# Low tech self steering, tiller. Pics?



## zz4gta (Aug 15, 2007)

How do you guys do it? I know, a tiller pilot would be the best thing, but I have other projects that'll take up the $400 a pilot would cost. I'm looking for something to hold a course if I need to get a drink, trim a sail, raise the jib, go foreward, etc. Not lookingn for something that'll take long to adjust or set up, or cost me a bundle. 

The layout is fairly simple, I already have 2 cleats at the corners of the stern, and a toe rail the entire length of the boat. I was thinking of using a heavy duty shock cord or bungey instead of regular line. Does this work or should I stick with a no stretch line?
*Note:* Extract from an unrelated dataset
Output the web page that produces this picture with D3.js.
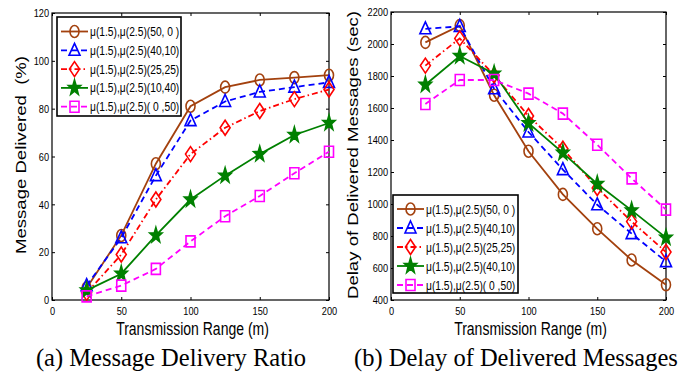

Anyone have pics of their setup?


----------



## Faster (Sep 13, 2005)

How 'bout a "tiller comb".... if that would work with your setup.

Tillers: Information from Answers.com


----------



## donhaller (Dec 19, 2008)

I just did a quick google because this topic also interests me.

I found this link which looks like a plausible scenario

DaySailer.org - View topic - homegrown, cheap tiller minder


----------



## zz4gta (Aug 15, 2007)

Faster, thanks for the link. I like the idea, but I don't think it'll work in my boat. 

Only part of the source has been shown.